Ek olarak 108 sayılı Sözleşmeye İlişkin Açıklayıcı Rapor’un ikinci fıkrasında, hükmün taraf devletler arasındaki veri akışının bildirime tabi kılınmasına veya tarafların iç hukuklarında belirli durumlarda yurt içinde veya sınır aşan nitelikte aktarımları yasaklamaya yönelik düzenlemeler yapabilme imkânını ortadan kaldırmadığının öngörüldüğünü açıklamıştır. Bu kapsamda, Kanunun 9 uncu maddesinin ikinci fıkrasında öngörülen düzenleme uyarınca, Kurul tarafından güvenli ülke olarak ilan edilmemiş ülkelere ilgili kişinin açık rızası olmaksızın yapılacak kişisel veri aktarımlarının ancak Kanunun 5 inci maddesinin ikinci fıkrasında veya 6 ncı maddesinin üçüncü fıkrasında belirtilen şartlardan birinin varlığı ve tarafların yeterli korumayı yazılı olarak taahhüt etmeleri ve Kurul tarafından aktarıma izin verilmesi halinde gerçekleşmesine imkân tanındığını sonucuna bağlanmıştır.
Kurul, Kişisel verilerin aktarılacağı ülkenin 108 sayılı Sözleşmeye taraf olması Kurulun değerlendirmesine esas teşkil edecek unsurlardan sadece bir tanesini oluşturduğunu ve bu kapsamda 6698 sayılı Kanunda öngörülen kişisel veri aktarım rejiminin 108 sayılı Sözleşme ile uyumlu olduğunu değerlendirmiştir.

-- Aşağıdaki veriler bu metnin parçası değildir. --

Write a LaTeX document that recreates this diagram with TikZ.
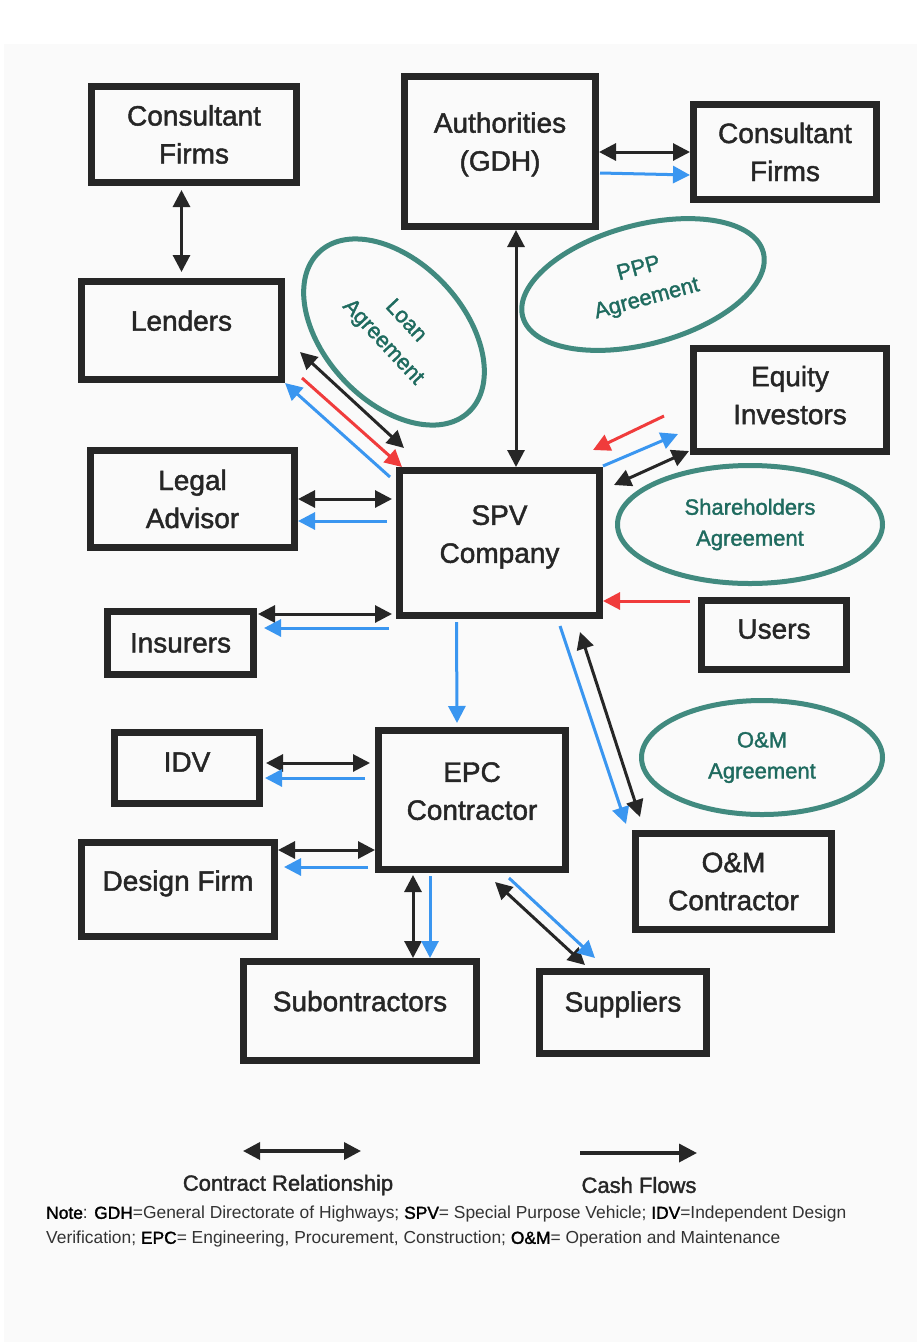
\documentclass[tikz,border=0pt]{standalone}
\usepackage{fontspec}
\setmainfont{Liberation Sans}
\newfontfamily\medfont{Liberation Sans}[FakeBold=1.6]
\usetikzlibrary{arrows.meta,calc,shapes.geometric}
\definecolor{boxline}{HTML}{262626}
\definecolor{agrline}{HTML}{418A7F}
\definecolor{agrtext}{HTML}{1F6B5F}
\definecolor{cashblue}{HTML}{3A96F0}
\definecolor{flowred}{HTML}{F03C3C}
\definecolor{bggray}{HTML}{FAFAFA}
\definecolor{notegray}{HTML}{333333}
\newcommand{\abbr}[1]{{\medfont\color{black}#1}}
\begin{document}
\begin{tikzpicture}[x=1pt,y=-1pt,
  box/.style={draw=boxline,line width=7pt,inner sep=0pt,align=center,text=boxline,
    font=\medfont\fontsize{28}{38}\selectfont},
  lift/.style={text depth=#1},
  agr/.style={ellipse,draw=agrline,line width=5pt,inner sep=0pt,align=center,text=agrtext,
    font=\medfont\fontsize{22}{31}\selectfont},
  contract/.style={draw=boxline,line width=3pt,{Triangle[length=17pt,width=17pt]}-{Triangle[length=17pt,width=17pt]}},
  cash/.style={draw=cashblue,line width=3pt,-{Triangle[length=17pt,width=17pt]}},
  inflow/.style={draw=flowred,line width=3pt,-{Triangle[length=17pt,width=17pt]}},
  keyline/.style={draw=boxline,line width=3.5pt,-{Triangle[length=18pt,width=18pt]}},
  legend/.style={text=boxline,font=\medfont\fontsize{22}{25}\selectfont}]
\useasboundingbox (0,0) rectangle (917,1342);
\fill[white] (0,0) rectangle (917,1342);
\fill[bggray] (4,44) rectangle (917,1342);

\node[box,minimum width=205pt,minimum height=96pt] (cons1) at (194,134.5) {Consultant\\Firms};
\node[box,minimum width=191pt,minimum height=150pt,lift=20pt] (auth) at (500,151.5) {Authorities\\(GDH)};
\node[box,minimum width=183pt,minimum height=95pt] (cons2) at (785,152) {Consultant\\Firms};
\node[box,minimum width=200pt,minimum height=98pt,lift=20pt] (lenders) at (181.5,330.5) {Lenders};
\node[box,minimum width=193pt,minimum height=103pt,lift=10pt] (equity) at (790,400) {Equity\\Investors};
\node[box,minimum width=204pt,minimum height=97pt] (legal) at (192.5,499) {Legal\\Advisor};
\node[box,minimum width=200pt,minimum height=145pt,lift=18pt] (spv) at (499.5,543) {SPV\\Company};
\node[box,minimum width=146pt,minimum height=63pt] (insurers) at (180.5,643) {Insurers};
\node[box,minimum width=145pt,minimum height=69pt,lift=12pt] (users) at (774,635) {Users};
\node[box,minimum width=145pt,minimum height=71pt,lift=12pt] (idv) at (187,768) {IDV};
\node[box,minimum width=187pt,minimum height=139pt,lift=18pt] (epc) at (472,800) {EPC\\Contractor};
\node[box,minimum width=193pt,minimum height=94pt,lift=18pt] (design) at (178,889.5) {Design Firm};
\node[box,minimum width=196pt,minimum height=96pt] (om) at (733.5,881.5) {O\&M\\Contractor};
\node[box,minimum width=233pt,minimum height=99pt,lift=20pt] (sub) at (360,1011) {Subontractors};
\node[box,minimum width=167pt,minimum height=82pt,lift=22pt] (supp) at (623,1012.5) {Suppliers};

\node[agr,minimum width=219pt,minimum height=139pt,rotate=-47] (loan) at (394,332) {Loan\\Agreement};
\node[agr,minimum width=249pt,minimum height=119pt,rotate=15] (ppp) at (643,284.5) {PPP\\Agreement};
\node[agr,minimum width=265pt,minimum height=118pt] (sha) at (750,524.5) {Shareholders\\Agreement};
\node[agr,minimum width=241pt,minimum height=114pt] (omagr) at (762,757.5) {O\&M\\Agreement};

\draw[contract] ($(cons1.south -| lenders.north)+(0,4)$) -- ($(lenders.north)+(0,-6)$);
\draw[contract] (auth.east |- cons2.west) -- (cons2.west);
\draw[cash] ($(auth.east |- cons2.west)+(1,21)$) -- ($(cons2.west)+(0,23)$);
\draw[contract] ($(auth.south)+(16,0)$) -- ($(spv.north)+(16.5,0)$);
\draw[contract] ($(lenders.south east)+(15,-31)$) -- ($(spv.north west)+(8,-19)$);
\draw[inflow] ($(lenders.south east)+(17,-5)$) -- ($(spv.north west)+(6,0)$);
\draw[cash] ($(spv.north west)+(-6,10)$) -- (lenders.south east);
\draw[inflow] ($(equity.south west)+(-26,-39)$) -- ($(spv.north east)+(-10,-17)$);
\draw[cash] ($(spv.north east)+(0,-1)$) -- ($(equity.south west)+(-12,-21)$);
\draw[contract] ($(equity.south west)+(-1,-4)$) -- ($(spv.north east)+(11,18)$);
\draw[contract] (legal.east) -- ($(legal.east -| spv.west)+(-4,0)$);
\draw[cash] ($(legal.east -| spv.west)+(-9,22)$) -- ($(legal.east)+(0,22)$);
\draw[inflow] ($(users.north west)+(-8,4)$) -- ($(users.north west -| spv.east)+(0,4)$);
\draw[contract] ($(insurers.north east)+(1,6)$) -- ($(spv.south west)+(-4,-5)$);
\draw[cash] ($(spv.south west)+(-7,9)$) -- ($(insurers.north east)+(7,20)$);
\draw[cash] ($(spv.south)+(-43,3)$) -- ($(epc.north)+(-15,-4)$);
\draw[cash] ($(spv.south east)+(-43,7)$) -- ($(om.north west)+(-6,-6)$);
\draw[contract] ($(spv.south east)+(-23,13)$) -- ($(om.north west)+(8,-13)$);
\draw[contract] ($(idv.east)+(3,-5)$) -- ($(idv.east -| epc.west)+(-5,-5)$);
\draw[cash] ($(idv.east -| epc.west)+(-10,10)$) -- ($(idv.east)+(2,10)$);
\draw[contract] ($(design.north east)+(0,11)$) -- ($(design.north east -| epc.west)+(0,11)$);
\draw[cash] ($(design.north east -| epc.west)+(-7,28)$) -- ($(design.north east)+(6,28)$);
\draw[contract] ($(epc.south west)+(38,2)$) -- ($(sub.north -| epc.south west)+(38,0)$);
\draw[cash] ($(epc.south west)+(55,3)$) -- ($(sub.north -| epc.south west)+(55,0)$);
\draw[contract] ($(epc.south east)+(-74,9)$) -- ($(supp.north west)+(49,-3)$);
\draw[cash] ($(epc.south east)+(-60,5)$) -- ($(supp.north west)+(59,-10)$);

\coordinate (crL) at (243,1151);
\coordinate (crR) at (361,1151);
\draw[contract,line width=3.5pt] (crL) -- (crR);
\node[legend] (crtext) at (288,1185) {Contract Relationship};
\coordinate (cfL) at (580,1153);
\coordinate (cfR) at (697,1153);
\draw[keyline] (cfL) -- (cfR);
\node[legend] (cftext) at (639,1185) {Cash Flows};

\node[anchor=north west,align=left,inner sep=0pt,text=notegray,font=\fontsize{17.4}{25}\selectfont] (note) at (46,1206)
  {\abbr{Note}: \abbr{GDH}=General Directorate of Highways; \abbr{SPV}= Special Purpose Vehicle; \abbr{IDV}=Independent Design\\
   Verification; \abbr{EPC}= Engineering, Procurement, Construction; \abbr{O\&M}= Operation and Maintenance};
\end{tikzpicture}
\end{document}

Kurul, 108 sayılı Sözleşmeye İlişkin Açıklayıcı Rapor uyarınca da, Sözleşmenin doğrudan uygulanabilir nitelikte olmadığı, bu minvalde söz konusu hükmün ne Kanunun 9 uncu maddesinin (6) numaralı fıkrası ne de Anayasanın 90 ıncı maddesinin (5) numaralı fıkrası uyarınca öncelikle uygulama alanı bulamayacağı, 108 sayılı Sözleşmeye taraf olmanın AB uygulamasında olduğu gibi Kanun kapsamında güvenli ülke statüsü tayini bakımından tek başına yeterli olmadığı ancak Kurul tarafından yapılacak değerlendirmede olumlu bir unsur teşkil edeceğini belirtmiştir.

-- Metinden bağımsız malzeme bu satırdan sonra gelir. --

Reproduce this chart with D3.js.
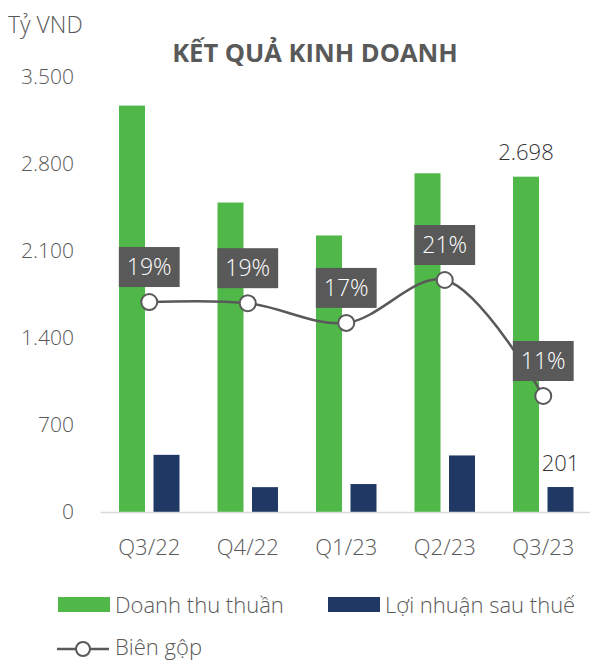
<!DOCTYPE html>
<html>
<head>
<meta charset="utf-8">
<script src="https://cdn.jsdelivr.net/npm/d3@7"></script>
<style>
  body { margin: 0; background: #fff; }
  svg text { font-family: "Open Sans", "Noto Sans", sans-serif; }
</style>
</head>
<body>
<svg id="chart" width="590" height="661"></svg>
<script>
const quarters = ["Q3/22", "Q4/22", "Q1/23", "Q2/23", "Q3/23"];
const revenue = [3270, 2490, 2225, 2725, 2698];
const profit = [460, 200, 225, 455, 201];
const grossMargin = [0.191, 0.190, 0.173, 0.210, 0.110];
const yTicks = [0, 700, 1400, 2100, 2800, 3500];

const green = "#50b848";
const navy = "#203864";
const grey = "#595959";

const svg = d3.select("#chart");
const vn = d3.formatLocale({ decimal: ",", thousands: ".", grouping: [3], currency: ["", ""] });
const fmt = vn.format(",d");

const x = d3.scaleBand().domain(quarters).range([100, 592.5]);
const y = d3.scaleLinear().domain([0, 3500]).range([512, 77]);
const y2 = d3.scaleLinear().domain([0.01, 0.385]).range([512, 77]);

const barW = 26, gap = 8.5;
const groupOff = (x.bandwidth() - (barW * 2 + gap)) / 2;

// title + unit
svg.append("text").attr("x", 8).attr("y", 33)
  .attr("font-size", 23).attr("font-weight", 300).attr("fill", grey).text("Tỷ VND");
svg.append("text").attr("x", 315).attr("y", 62).attr("text-anchor", "middle")
  .attr("font-size", 25.5).attr("font-weight", 700).attr("fill", grey).text("KẾT QUẢ KINH DOANH");

// y axis (labels only)
const ya = svg.append("g").attr("transform", "translate(74,0)")
  .call(d3.axisLeft(y).tickValues(yTicks).tickFormat(fmt).tickSize(0).tickPadding(0));
ya.select(".domain").remove();
ya.selectAll("text").attr("font-size", 21).attr("font-weight", 300).attr("fill", grey);

// bars
svg.selectAll("rect.rev").data(revenue).enter().append("rect")
  .attr("class", "rev")
  .attr("x", (d, i) => x(quarters[i]) + groupOff)
  .attr("y", d => y(d))
  .attr("width", barW)
  .attr("height", d => y(0) - y(d))
  .attr("fill", green);

svg.selectAll("rect.np").data(profit).enter().append("rect")
  .attr("class", "np")
  .attr("x", (d, i) => x(quarters[i]) + groupOff + barW + gap)
  .attr("y", d => y(d))
  .attr("width", barW)
  .attr("height", d => y(0) - y(d))
  .attr("fill", navy);

// x axis
const xa = svg.append("g").attr("transform", `translate(0,${y(0)})`)
  .call(d3.axisBottom(x).tickSize(0).tickPadding(27));
xa.select(".domain").attr("stroke", "#d9d9d9").attr("stroke-width", 1.5);
xa.selectAll("text").attr("font-size", 22).attr("font-weight", 300).attr("fill", grey);

// value labels for last quarter
const last = quarters.length - 1;
svg.append("text")
  .attr("x", x(quarters[last]) + groupOff + barW / 2)
  .attr("y", y(revenue[last]) - 17)
  .attr("text-anchor", "middle").attr("font-size", 22).attr("font-weight", 300).attr("fill", "#333")
  .text(fmt(revenue[last]));
svg.append("text")
  .attr("x", x(quarters[last]) + groupOff + barW * 1.5 + gap)
  .attr("y", y(profit[last]) - 16)
  .attr("text-anchor", "middle").attr("font-size", 22).attr("font-weight", 300).attr("fill", "#333")
  .text(fmt(profit[last]));

// margin line
const cx = (d, i) => x(quarters[i]) + x.bandwidth() / 2;
const line = d3.line().x(cx).y(d => y2(d)).curve(d3.curveCatmullRom);
svg.append("path").datum(grossMargin)
  .attr("d", line).attr("fill", "none").attr("stroke", grey).attr("stroke-width", 2.5);

svg.selectAll("circle.m").data(grossMargin).enter().append("circle")
  .attr("class", "m")
  .attr("cx", cx).attr("cy", d => y2(d)).attr("r", 8)
  .attr("fill", "#fff").attr("stroke", grey).attr("stroke-width", 2);

// margin labels in boxes
const pct = d3.format(".0%");
grossMargin.forEach((d, i) => {
  const g = svg.append("g");
  const t = g.append("text")
    .attr("x", cx(d, i)).attr("y", y2(d) - 15 - 12)
    .attr("text-anchor", "middle").attr("font-size", 23).attr("font-weight", 300).attr("fill", "#fff")
    .text(pct(d));
  const bb = t.node().getBBox();
  g.insert("rect", "text")
    .attr("x", cx(d, i) - bb.width / 2 - 8)
    .attr("y", y2(d) - 15 - 40)
    .attr("width", bb.width + 16)
    .attr("height", 40)
    .attr("fill", grey);
});

// legend
const lg = svg.append("g");
lg.append("rect").attr("x", 58).attr("y", 597).attr("width", 52).attr("height", 15).attr("fill", green);
lg.append("text").attr("x", 115).attr("y", 613).attr("font-size", 22).attr("font-weight", 300).attr("fill", grey).text("Doanh thu thuần");
lg.append("rect").attr("x", 328).attr("y", 597).attr("width", 52).attr("height", 15).attr("fill", navy);
lg.append("text").attr("x", 385).attr("y", 613).attr("font-size", 22).attr("font-weight", 300).attr("fill", grey).text("Lợi nhuận sau thuế");
lg.append("line").attr("x1", 57).attr("x2", 109).attr("y1", 649).attr("y2", 649).attr("stroke", grey).attr("stroke-width", 2.5);
lg.append("circle").attr("cx", 83).attr("cy", 649).attr("r", 7).attr("fill", "#fff").attr("stroke", grey).attr("stroke-width", 2);
lg.append("text").attr("x", 115).attr("y", 655).attr("font-size", 22).attr("font-weight", 300).attr("fill", grey).text("Biên gộp");
</script>
</body>
</html>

Sonuç itibariyle, veri sorumlusu tarafından gerek açık rızanın usulüne uygun ayrı bir metin olarak düzenlenmemiş olması gerek yurt dışına aktarım yapılacağının ilgili kişilere açık ve anlaşılır şekilde beyan edilmemiş olması; öte yandan açık rıza dışındaki işleme şartlarına bağlı olarak gerçekleşecek yurt dışına aktarımlarda ise veri sorumlusu tarafından meşru menfaate ilişkin denge testinin yapılmamış olması ve aktarım yapılan ilgili firma ile yazılı taahhütname yapılarak Kurulun izni alınmak üzere taahhütnamenin bir örneğinin Kurum’a iletilmemiş olması sebepleriyle, bahse konu aktarımın Kanunun 9 uncu maddesinde belirtilen şartları sağlamadığı dolayısıyla hukuka aykırı bir veri işlemenin mevcut olduğu kanaatine varılmıştır. Kurul, yukarıdaki değerlendirmelerine istinaden hukuka aykırı veri işlemenin söz konusu olduğunu değerlendirmiş ve Kanun’un 7. maddesinin (1) numaralı fıkrası ve Kişisel Verilerin Silinmesi, Yok Edilmesi veya Anonim Hale Getirilmesi Hakkında Yönetmelik uyarınca bu kişisel verilerin silinmesi veya yok edilmesine karar vermiştir.
Sonuç itibariyle Kurul;
– Veri sorumlusunun Kanun’un 9. maddesinde belirtilen hususlara uygun bir veri aktarımı gerçekleştirmediğine,
– 108 sayılı Sözleşme’ye taraf olmanın Kanun kapsamında güvenli ülke statüsü tayini bakımından yeterli olmadığı ancak değerlendirmede olumlu bir unsur teşkil ettiğine,
– Hukuka aykırı bir veri işleme faaliyeti gerçekleştirildiği için Kanun’un “Kabahatlar” başlıklı 18. maddesinin 1. fıkrasının b bendi uyarınca 900.000 TL idari para cezası uygulanacağına,
– Söz konusu kişisel verilerin silinmesine veya yok edilmesine,
– Aydınlatma metninin Aydınlatma Tebliği’ne uygun olacak şekilde güncellenmesine, Karar vermiştir.